Lemmatization tools are presented libraries described above: NLTK (WordNet Lemmatizer), spaCy, TextBlob, Pattern, gensim, Stanford CoreNLP, Memory-Based Shallow Parser (MBSP), Apache OpenNLP, Apache Lucene, General Architecture for Text Engineering (GATE), Illinois Lemmatizer, and DKPro Core.

In [25]:
from nltk.stem import WordNetLemmatizer
from nltk.tokenize import word_tokenize
lemmatizer=WordNetLemmatizer()
input_str="been had done languages cities mice"
input_str=word_tokenize(input_str)
for word in input_str:
    print(lemmatizer.lemmatize(word))

been
had
done
language
city
mouse


# Part of speech tagging (POS)

Part-of-speech tagging aims to assign parts of speech to each word of a given text (such as nouns, verbs, adjectives, and others) based on its definition and its context. There are many tools containing POS taggers including NLTK, spaCy, TextBlob, Pattern, Stanford CoreNLP, Memory-Based Shallow Parser (MBSP), Apache OpenNLP, Apache Lucene, General Architecture for Text Engineering (GATE), FreeLing, Illinois Part of Speech Tagger, and DKPro Core.

In [31]:
from nltk import pos_tag
from nltk import word_tokenize
input_str="Parts of speech examples: an article, to write, interesting, easily, and, of"
tokens = word_tokenize(input_str)
result = pos_tag(tokens)
print(result)

[('Parts', 'NNS'), ('of', 'IN'), ('speech', 'NN'), ('examples', 'NNS'), (':', ':'), ('an', 'DT'), ('article', 'NN'), (',', ','), ('to', 'TO'), ('write', 'VB'), (',', ','), ('interesting', 'VBG'), (',', ','), ('easily', 'RB'), (',', ','), ('and', 'CC'), (',', ','), ('of', 'IN')]
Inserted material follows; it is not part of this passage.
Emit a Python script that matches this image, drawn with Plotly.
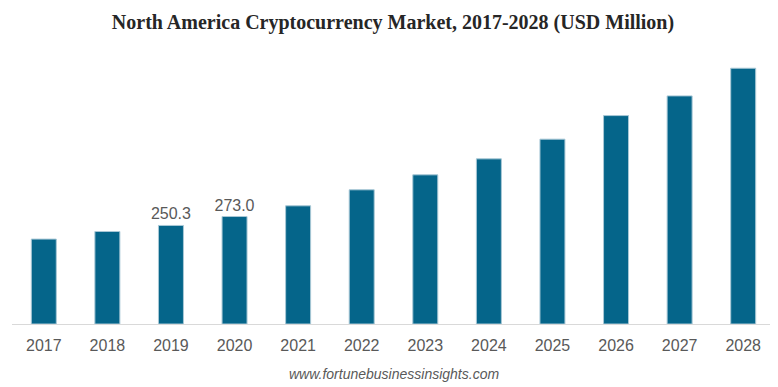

# Chunking (shallow parsing)

Chunking is a natural language process that identifies constituent parts of sentences (nouns, verbs, adjectives, etc.) and links them to higher order units that have discrete grammatical meanings (noun groups or phrases, verb groups, etc.) [23]. Chunking tools: NLTK, TreeTagger chunker, Apache OpenNLP, General Architecture for Text Engineering (GATE), FreeLing.